--- Start of Data shown ---

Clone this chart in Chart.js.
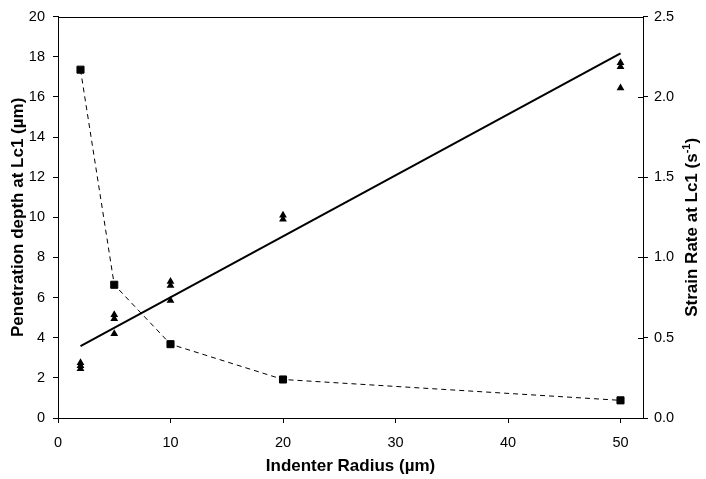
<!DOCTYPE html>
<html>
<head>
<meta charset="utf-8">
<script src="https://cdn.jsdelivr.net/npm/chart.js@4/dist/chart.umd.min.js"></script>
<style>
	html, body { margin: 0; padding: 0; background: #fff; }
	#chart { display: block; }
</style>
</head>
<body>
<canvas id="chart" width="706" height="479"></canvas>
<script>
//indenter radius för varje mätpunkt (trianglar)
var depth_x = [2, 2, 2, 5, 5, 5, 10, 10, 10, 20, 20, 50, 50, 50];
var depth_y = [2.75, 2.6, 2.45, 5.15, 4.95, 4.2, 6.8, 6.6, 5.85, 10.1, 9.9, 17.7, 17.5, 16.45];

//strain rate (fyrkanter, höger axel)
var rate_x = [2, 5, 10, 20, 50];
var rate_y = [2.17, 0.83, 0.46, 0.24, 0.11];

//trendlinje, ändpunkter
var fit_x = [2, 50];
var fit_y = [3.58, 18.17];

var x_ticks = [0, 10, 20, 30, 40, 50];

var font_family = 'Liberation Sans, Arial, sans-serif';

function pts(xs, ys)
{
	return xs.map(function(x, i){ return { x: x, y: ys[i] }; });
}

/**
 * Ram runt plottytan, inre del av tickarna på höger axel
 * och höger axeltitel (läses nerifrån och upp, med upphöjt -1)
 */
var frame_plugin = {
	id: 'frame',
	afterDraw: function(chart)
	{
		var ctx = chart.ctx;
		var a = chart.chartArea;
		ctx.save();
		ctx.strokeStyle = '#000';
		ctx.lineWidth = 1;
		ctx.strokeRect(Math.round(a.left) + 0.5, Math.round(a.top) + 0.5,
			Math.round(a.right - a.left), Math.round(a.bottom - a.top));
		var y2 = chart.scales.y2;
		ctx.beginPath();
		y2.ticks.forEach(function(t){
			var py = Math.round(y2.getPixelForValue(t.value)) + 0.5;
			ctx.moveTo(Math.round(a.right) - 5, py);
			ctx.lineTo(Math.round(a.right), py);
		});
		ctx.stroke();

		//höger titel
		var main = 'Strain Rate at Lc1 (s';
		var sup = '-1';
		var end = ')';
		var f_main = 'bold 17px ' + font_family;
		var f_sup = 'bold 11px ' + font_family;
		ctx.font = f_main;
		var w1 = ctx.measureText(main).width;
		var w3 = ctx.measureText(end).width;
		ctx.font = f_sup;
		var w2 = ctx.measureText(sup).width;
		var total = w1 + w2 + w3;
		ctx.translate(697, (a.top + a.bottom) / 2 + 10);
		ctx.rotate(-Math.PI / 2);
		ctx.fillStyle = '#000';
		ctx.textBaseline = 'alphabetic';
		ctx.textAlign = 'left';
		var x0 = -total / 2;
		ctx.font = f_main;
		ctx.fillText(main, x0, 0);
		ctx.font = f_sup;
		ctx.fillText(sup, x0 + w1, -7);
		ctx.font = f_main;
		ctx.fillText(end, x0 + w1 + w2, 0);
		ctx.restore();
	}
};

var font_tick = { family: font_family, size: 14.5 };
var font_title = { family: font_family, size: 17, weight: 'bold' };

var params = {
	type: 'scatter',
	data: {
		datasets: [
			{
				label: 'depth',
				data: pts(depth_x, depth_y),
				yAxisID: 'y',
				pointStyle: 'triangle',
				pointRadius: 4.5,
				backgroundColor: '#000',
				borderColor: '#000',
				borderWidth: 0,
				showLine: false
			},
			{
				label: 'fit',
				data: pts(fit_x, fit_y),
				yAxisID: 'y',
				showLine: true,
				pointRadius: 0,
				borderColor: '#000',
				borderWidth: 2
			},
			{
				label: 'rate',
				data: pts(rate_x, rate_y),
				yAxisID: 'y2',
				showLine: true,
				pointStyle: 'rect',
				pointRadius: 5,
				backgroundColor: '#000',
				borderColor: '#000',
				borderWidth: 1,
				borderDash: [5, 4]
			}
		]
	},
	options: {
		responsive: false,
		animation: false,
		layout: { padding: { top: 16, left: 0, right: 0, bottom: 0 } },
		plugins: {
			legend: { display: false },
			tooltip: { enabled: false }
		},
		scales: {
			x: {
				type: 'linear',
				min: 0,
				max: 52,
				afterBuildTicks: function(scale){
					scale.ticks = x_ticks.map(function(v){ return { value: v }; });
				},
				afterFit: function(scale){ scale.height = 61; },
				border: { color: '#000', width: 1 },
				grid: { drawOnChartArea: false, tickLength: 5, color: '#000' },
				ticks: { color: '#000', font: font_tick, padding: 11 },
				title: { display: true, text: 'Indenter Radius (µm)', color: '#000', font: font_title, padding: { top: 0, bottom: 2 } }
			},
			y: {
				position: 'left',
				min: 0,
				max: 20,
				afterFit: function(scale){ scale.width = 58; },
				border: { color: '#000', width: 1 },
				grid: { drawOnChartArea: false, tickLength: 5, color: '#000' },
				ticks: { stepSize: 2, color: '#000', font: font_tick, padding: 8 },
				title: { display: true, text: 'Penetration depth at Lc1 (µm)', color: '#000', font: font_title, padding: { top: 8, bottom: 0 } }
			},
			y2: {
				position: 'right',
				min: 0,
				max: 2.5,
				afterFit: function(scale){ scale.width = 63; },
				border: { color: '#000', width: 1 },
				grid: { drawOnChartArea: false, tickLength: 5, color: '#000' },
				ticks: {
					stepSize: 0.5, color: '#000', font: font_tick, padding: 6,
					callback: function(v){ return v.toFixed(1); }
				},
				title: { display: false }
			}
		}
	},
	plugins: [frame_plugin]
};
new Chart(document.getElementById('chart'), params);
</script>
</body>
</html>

--- End of Data shown ---

Extract the lines exactly, please: the first line of the listing, the line with "var font_family = 'Liberation", and every line between them, but no pictures.

#### Answer below:
Clone this chart in Chart.js.
<!DOCTYPE html>
<html>
<head>
<meta charset="utf-8">
<script src="https://cdn.jsdelivr.net/npm/chart.js@4/dist/chart.umd.min.js"></script>
<style>
	html, body { margin: 0; padding: 0; background: #fff; }
	#chart { display: block; }
</style>
</head>
<body>
<canvas id="chart" width="706" height="479"></canvas>
<script>
//indenter radius för varje mätpunkt (trianglar)
var depth_x = [2, 2, 2, 5, 5, 5, 10, 10, 10, 20, 20, 50, 50, 50];
var depth_y = [2.75, 2.6, 2.45, 5.15, 4.95, 4.2, 6.8, 6.6, 5.85, 10.1, 9.9, 17.7, 17.5, 16.45];

//strain rate (fyrkanter, höger axel)
var rate_x = [2, 5, 10, 20, 50];
var rate_y = [2.17, 0.83, 0.46, 0.24, 0.11];

//trendlinje, ändpunkter
var fit_x = [2, 50];
var fit_y = [3.58, 18.17];

var x_ticks = [0, 10, 20, 30, 40, 50];

var font_family = 'Liberation Sans, Arial, sans-serif';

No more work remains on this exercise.